(Listing):
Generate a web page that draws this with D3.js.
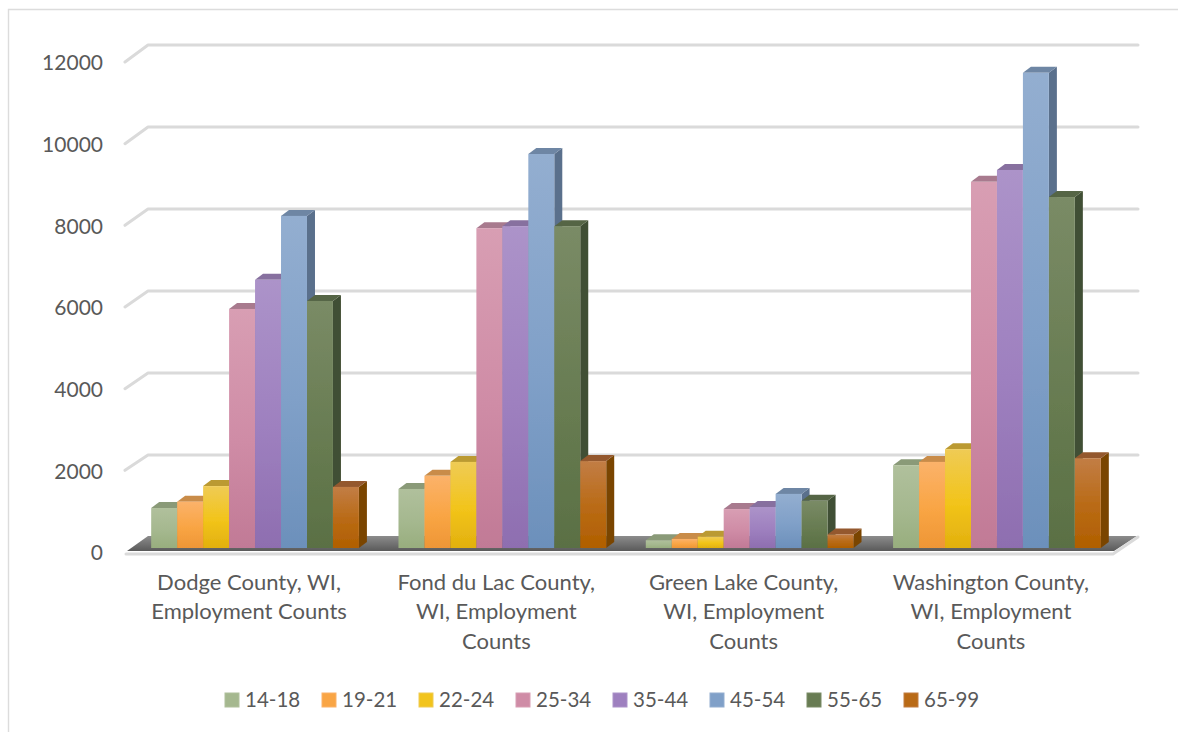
<!DOCTYPE html>
<html><head><meta charset="utf-8">
<script src="https://cdn.jsdelivr.net/npm/d3@7"></script>
<style>html,body{margin:0;padding:0;background:#fff}svg{display:block}text{font-family:Lato,"Open Sans",sans-serif;fill:#595959}</style>
</head><body><svg id="c" width="1178" height="732"></svg>
<script>
const categories=["Dodge County, WI, Employment Counts","Fond du Lac County, WI, Employment Counts","Green Lake County, WI, Employment Counts","Washington County, WI, Employment Counts"];
const categoryLines=[["Dodge County, WI,","Employment Counts"],["Fond du Lac County,","WI, Employment","Counts"],["Green Lake County,","WI, Employment","Counts"],["Washington County,","WI, Employment","Counts"]];
const seriesNames=["14-18","19-21","22-24","25-34","35-44","45-54","55-65","65-99"];
const s1418=[975,1440,190,2020];
const s1921=[1130,1760,220,2100];
const s2224=[1510,2100,275,2410];
const s2534=[5830,7800,950,8930];
const s3544=[6540,7850,1000,9220];
const s4554=[8100,9610,1320,11590];
const s5565=[6025,7850,1150,8560];
const s6599=[1490,2120,330,2190];
const seriesValues=[s1418,s1921,s2224,s2534,s3544,s4554,s5565,s6599];
const yTicks=[0,2000,4000,6000,8000,10000,12000];
const frontLight=["#b0c09c","#fbb26a","#efcb55","#d89eb3","#ac93c9","#93aed0","#7a8b66","#c27d45"];
const frontMid=["#a5b88f","#f9a544","#f2c41a","#cf8ca6","#9e80bf","#80a0c8","#687c52","#b96a14"];
const frontDark=["#98ae7e","#ee9636","#e2b00e","#c17a96","#8e6eb0","#6c90bb","#5a7044","#b05f00"];
const topCol=["#8a9a78","#c98c4a","#bb9a30","#a87a8e","#87709f","#6e86a4","#556545","#94592f"];
const sideCol=["#76856a","#a96a24","#a08416","#8f5c72","#6c5386","#5a6f8c","#414f34","#7a4505"];

const svg=d3.select("#c");
const defs=svg.append("defs");
seriesNames.forEach((n,i)=>{
  const g=defs.append("linearGradient").attr("id","g"+i).attr("x1",0).attr("y1",0).attr("x2",0).attr("y2",1);
  g.append("stop").attr("offset","0%").attr("stop-color",frontLight[i]);
  g.append("stop").attr("offset","55%").attr("stop-color",frontMid[i]);
  g.append("stop").attr("offset","100%").attr("stop-color",frontDark[i]);
});
const floorG=defs.append("linearGradient").attr("id","floor").attr("x1",0).attr("y1",0).attr("x2",0).attr("y2",1);
floorG.append("stop").attr("offset","0%").attr("stop-color","#8c8c8c");
floorG.append("stop").attr("offset","100%").attr("stop-color","#5a5a5a");
defs.append("filter").attr("id","soft").append("feGaussianBlur").attr("stdDeviation",0.5);

svg.append("path").attr("d","M8.5,732V9.5H1178").attr("fill","none").attr("stroke","#dcdcdc").attr("stroke-width",1.4);

const y=d3.scaleLinear().domain([0,12000]).range([548,56]);
const x0=d3.scaleBand().domain(categories).range([131.4,1120.6]).paddingInner(0.16).paddingOuter(0.08);
const x1=d3.scaleBand().domain(seriesNames).range([0,x0.bandwidth()]);
const dx=8,dy=6;
const backX=148,backR=1138,frontX=124,frontR=1113,backDy=-11,frontDy=4;

const plot=svg.append("g").attr("filter","url(#soft)");
plot.append("path").attr("d",`M${frontX+3},${y(0)+frontDy-1}L${backX},${y(0)+backDy-1}H${backR-1}L${frontR+1},${y(0)+frontDy-1}Z`)
  .attr("fill","url(#floor)");
plot.append("g").selectAll("path").data(yTicks).join("path")
  .attr("d",d=>{
    const yb=y(d)+backDy, yf=y(d)+frontDy+(d>0?2*d/12000:0);
    return d===0?`M${frontX+2},${yf+2}H${frontR}L${backR},${yb}`:`M${frontX+1},${yf}L${backX},${yb}H${backR}`;
  })
  .attr("fill","none").attr("stroke","#dadada").attr("stroke-width",3).attr("stroke-linecap","round").attr("stroke-linejoin","round");

const groups=plot.append("g").selectAll("g").data(categories).join("g").attr("transform",d=>`translate(${x0(d)},0)`);
const bars=groups.selectAll("g").data((c,ci)=>seriesNames.map((s,si)=>({s,si,v:seriesValues[si][ci]}))).join("g");
const w=x1.bandwidth();
bars.append("path").attr("fill",d=>sideCol[d.si])
  .attr("d",d=>{const X=x1(d.s)+w,T=y(d.v),B=y(0);return `M${X},${T}l${dx},${-dy}V${B-dy}l${-dx},${dy}Z`;});
bars.append("path").attr("fill",d=>topCol[d.si])
  .attr("d",d=>{const X=x1(d.s),T=y(d.v);return `M${X},${T}l${dx},${-dy}h${w}l${-dx},${dy}Z`;});
bars.append("rect").attr("x",d=>x1(d.s)).attr("y",d=>y(d.v)).attr("width",w).attr("height",d=>y(0)-y(d.v)).attr("fill",d=>`url(#g${d.si})`);

const labelY=d3.scaleLinear().domain([0,12000]).range([553,63]);
const axis=svg.append("g").attr("transform","translate(103,0)").call(d3.axisLeft(labelY).tickValues(yTicks).tickSize(0).tickPadding(0).tickFormat(d3.format("d")));
axis.select(".domain").remove();
axis.selectAll("text").style("font-size","21px").style("font-family","Lato").style("fill","#595959");

const catG=svg.append("g").selectAll("text").data(categories).join("text")
  .attr("text-anchor","middle").style("font-size","22px");
catG.each(function(c,i){
  d3.select(this).selectAll("tspan").data(categoryLines[i]).join("tspan")
    .attr("x",x0(c)+x0.bandwidth()/2-6).attr("y",(d,k)=>590+k*29.3).text(d=>d);
});

const lx=d3.scaleBand().domain(seriesNames).range([225,225+97*8]);
const lg=svg.append("g").selectAll("g").data(seriesNames).join("g").attr("transform",d=>`translate(${lx(d)},0)`);
lg.append("rect").attr("x",0).attr("y",693).attr("width",14).attr("height",14)
  .attr("fill",(d,i)=>frontMid[i]).attr("stroke",(d,i)=>frontLight[i]).attr("stroke-width",1).attr("filter","url(#soft)");
lg.append("text").attr("x",20).attr("y",707).style("font-size","20.5px").text(d=>d);
</script></body></html>
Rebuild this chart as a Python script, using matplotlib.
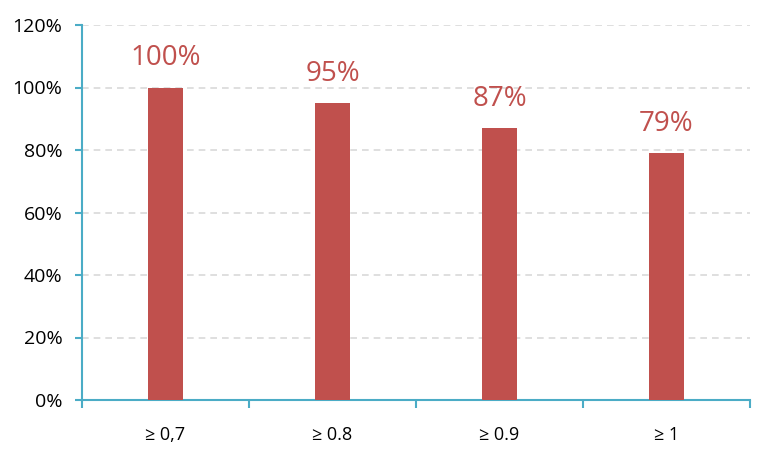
import numpy as np
import matplotlib.pyplot as plt
from matplotlib.ticker import FixedLocator, PercentFormatter

# data
categories = ['≥ 0,7', '≥ 0.8', '≥ 0.9', '≥ 1']
values = [100, 95, 87, 79]

bar_color = '#C0504D'
axis_color = '#4BACC6'

plt.rcParams['font.family'] = ['Open Sans', 'DejaVu Sans']

fig = plt.figure(figsize=(7.73, 4.55), dpi=100)
ax = fig.add_axes([82 / 773, 1 - 400 / 455, (750 - 82) / 773, (400 - 25) / 455])

x = np.arange(len(categories))
bars = ax.bar(x, values, width=0.21, color=bar_color, zorder=3)

for xi, v in zip(x, values):
    ax.annotate(f'{v}%', (xi, v), xytext=(0, 11), textcoords='offset points',
                ha='center', va='bottom', fontsize=20, color=bar_color)

ax.set_xlim(-0.5, len(categories) - 0.5)
ax.set_ylim(0, 120)
ax.set_yticks(np.arange(0, 121, 20))
ax.yaxis.set_major_formatter(PercentFormatter(decimals=0))
ax.yaxis.grid(True, color='#D9D9D9', linestyle=(0, (4, 3)), linewidth=1.2, zorder=0)

ax.set_xticks(x)
ax.set_xticklabels(categories)
ax.xaxis.set_minor_locator(FixedLocator(np.arange(len(categories) + 1) - 0.5))
ax.tick_params(axis='x', which='major', length=0, pad=19, labelsize=13)
ax.tick_params(axis='x', which='minor', length=6, color=axis_color, width=1.5)
ax.tick_params(axis='y', length=5, color=axis_color, width=1.5, labelsize=14, pad=9)

for side in ['top', 'right']:
    ax.spines[side].set_visible(False)
for side in ['left', 'bottom']:
    ax.spines[side].set_color(axis_color)
    ax.spines[side].set_linewidth(1.5)

fig.savefig('out.png', dpi=100)
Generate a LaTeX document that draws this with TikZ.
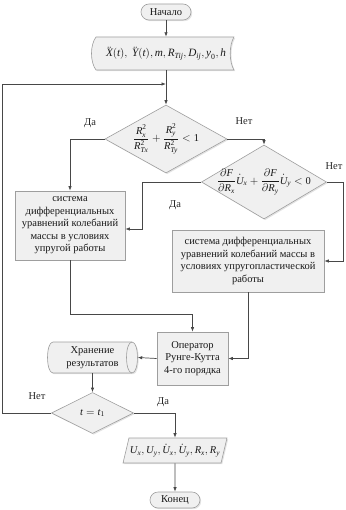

(Your task): Copy out the listing above from the line containing "Rebuild this chart" to the line containing "ha='center', va='bottom', fontsize=20, color=bar_color)", both included, exactly as written and minus the images.

(Response to the exercise):
Rebuild this chart as a Python script, using matplotlib.
import numpy as np
import matplotlib.pyplot as plt
from matplotlib.ticker import FixedLocator, PercentFormatter

# data
categories = ['≥ 0,7', '≥ 0.8', '≥ 0.9', '≥ 1']
values = [100, 95, 87, 79]

bar_color = '#C0504D'
axis_color = '#4BACC6'

plt.rcParams['font.family'] = ['Open Sans', 'DejaVu Sans']

fig = plt.figure(figsize=(7.73, 4.55), dpi=100)
ax = fig.add_axes([82 / 773, 1 - 400 / 455, (750 - 82) / 773, (400 - 25) / 455])

x = np.arange(len(categories))
bars = ax.bar(x, values, width=0.21, color=bar_color, zorder=3)

for xi, v in zip(x, values):
    ax.annotate(f'{v}%', (xi, v), xytext=(0, 11), textcoords='offset points',
                ha='center', va='bottom', fontsize=20, color=bar_color)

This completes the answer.